WHAT IS REQUIRED → Would you repeat the listing exactly but omit every picture?

━━━━━━━━━━━━━━━━━━━━

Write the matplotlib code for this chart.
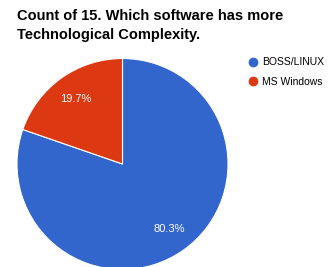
import matplotlib
matplotlib.use("Agg")
import matplotlib.pyplot as plt
from matplotlib.lines import Line2D

# Data
labels = ['BOSS/LINUX', 'MS Windows']
shares = [80.3, 19.7]
colors = ['#3366CC', '#DC3912']
title_lines = ['Count of 15. Which software has more', 'Technological Complexity.']

plt.rcParams['font.family'] = ['Liberation Sans', 'DejaVu Sans']

W, H = 330, 267
fig = plt.figure(figsize=(W / 100, H / 100), dpi=100)
ax = fig.add_axes([0, 0, 1, 1])
ax.set_xlim(0, W)
ax.set_ylim(0, H)
ax.set_aspect('equal')
ax.axis('off')

wedges, texts, autotexts = ax.pie(
    shares, colors=colors, startangle=90, counterclock=False,
    center=(122.5, H - 164), radius=105.5,
    autopct='%.1f%%', pctdistance=0.76,
    wedgeprops=dict(edgecolor='white', linewidth=0.8),
    textprops=dict(color='white', fontsize=8),
)
ax.set_xlim(0, W)
ax.set_ylim(0, H)

# Title (two lines, bold, left aligned)
fig.text(17 / W, 1 - 20.5 / H, title_lines[0], fontsize=10.5, fontweight='bold',
         ha='left', va='baseline', color='#000000')
fig.text(17 / W, 1 - 39 / H, title_lines[1], fontsize=10.5, fontweight='bold',
         ha='left', va='baseline', color='#000000')

# Legend with round markers
handles = [Line2D([0], [0], marker='o', linestyle='none', markersize=6,
                  markerfacecolor=c, markeredgecolor=c) for c in colors]
ax.legend(handles, labels, loc='upper left', bbox_to_anchor=(243 / W, 1 - 53 / H),
          frameon=False, fontsize=7.5, handletextpad=0.2, labelspacing=0.95,
          handlelength=1.2, borderaxespad=0)

fig.savefig('out.png', dpi=100)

━━━━━━━━━━━━━━━━━━━━

SOLUTION →
Write the matplotlib code for this chart.
import matplotlib
matplotlib.use("Agg")
import matplotlib.pyplot as plt
from matplotlib.lines import Line2D

# Data
labels = ['BOSS/LINUX', 'MS Windows']
shares = [80.3, 19.7]
colors = ['#3366CC', '#DC3912']
title_lines = ['Count of 15. Which software has more', 'Technological Complexity.']

plt.rcParams['font.family'] = ['Liberation Sans', 'DejaVu Sans']

W, H = 330, 267
fig = plt.figure(figsize=(W / 100, H / 100), dpi=100)
ax = fig.add_axes([0, 0, 1, 1])
ax.set_xlim(0, W)
ax.set_ylim(0, H)
ax.set_aspect('equal')
ax.axis('off')

wedges, texts, autotexts = ax.pie(
    shares, colors=colors, startangle=90, counterclock=False,
    center=(122.5, H - 164), radius=105.5,
    autopct='%.1f%%', pctdistance=0.76,
    wedgeprops=dict(edgecolor='white', linewidth=0.8),
    textprops=dict(color='white', fontsize=8),
)
ax.set_xlim(0, W)
ax.set_ylim(0, H)

# Title (two lines, bold, left aligned)
fig.text(17 / W, 1 - 20.5 / H, title_lines[0], fontsize=10.5, fontweight='bold',
         ha='left', va='baseline', color='#000000')
fig.text(17 / W, 1 - 39 / H, title_lines[1], fontsize=10.5, fontweight='bold',
         ha='left', va='baseline', color='#000000')

# Legend with round markers
handles = [Line2D([0], [0], marker='o', linestyle='none', markersize=6,
                  markerfacecolor=c, markeredgecolor=c) for c in colors]
ax.legend(handles, labels, loc='upper left', bbox_to_anchor=(243 / W, 1 - 53 / H),
          frameon=False, fontsize=7.5, handletextpad=0.2, labelspacing=0.95,
          handlelength=1.2, borderaxespad=0)

fig.savefig('out.png', dpi=100)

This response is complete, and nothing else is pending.